Public goods are goods and services that are both non-rivalrous and non-excludable. They would not be provided by private firms in a free market because of the free-rider problem.

Merit Goods

Merit goods are goods that are beneficial for the individual and society as a whole and would therefore be under-provided and under-consumed in a free market.

Demerit Goods

Demerit goods are considered harmful to the individual and society as a whole and would therefore be over-provided and over-consumed in a free market.

Primary Commodities vs. Manufactured Goods

Primary commodities are goods that come directly from natural resources or ‘land’; they are raw materials. Manufactured goods are man-made goods produced from raw materials that have been transformed through a production process.

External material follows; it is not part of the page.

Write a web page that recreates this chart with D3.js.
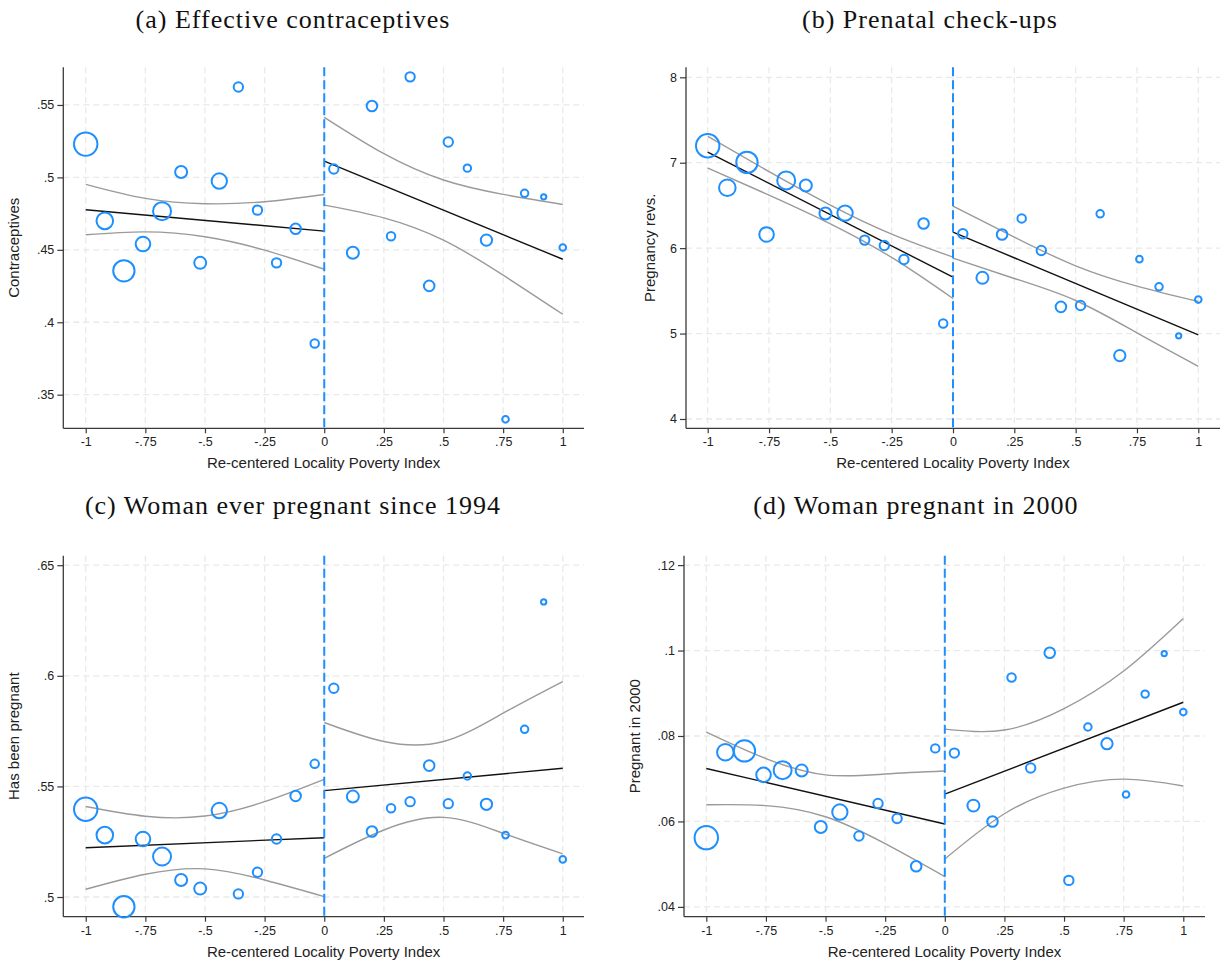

Sustainability and Resources

Common Access Resources

Common access resources are resources that are not owned by anyone, do not have a price, and are available for use without payment. They are rivalrous and non-excludable.

Sustainability

Sustainability refers to the ability of something to be maintained or preserved. It exists when the consumption needs of the present generation are met without compromising the ability of future generations to meet their own needs.

Sustainable Development

Sustainable development is defined as development that meets the needs of the present without compromising the ability of future generations to meet their own needs.

Cap-and-Trade Schemes

Cap-and-trade schemes impose a cap (a maximum amount) on the total amount of carbon dioxide that producers can release into the atmosphere. Permits to release carbon dioxide are distributed to producers, and these permits can be bought and sold in a market.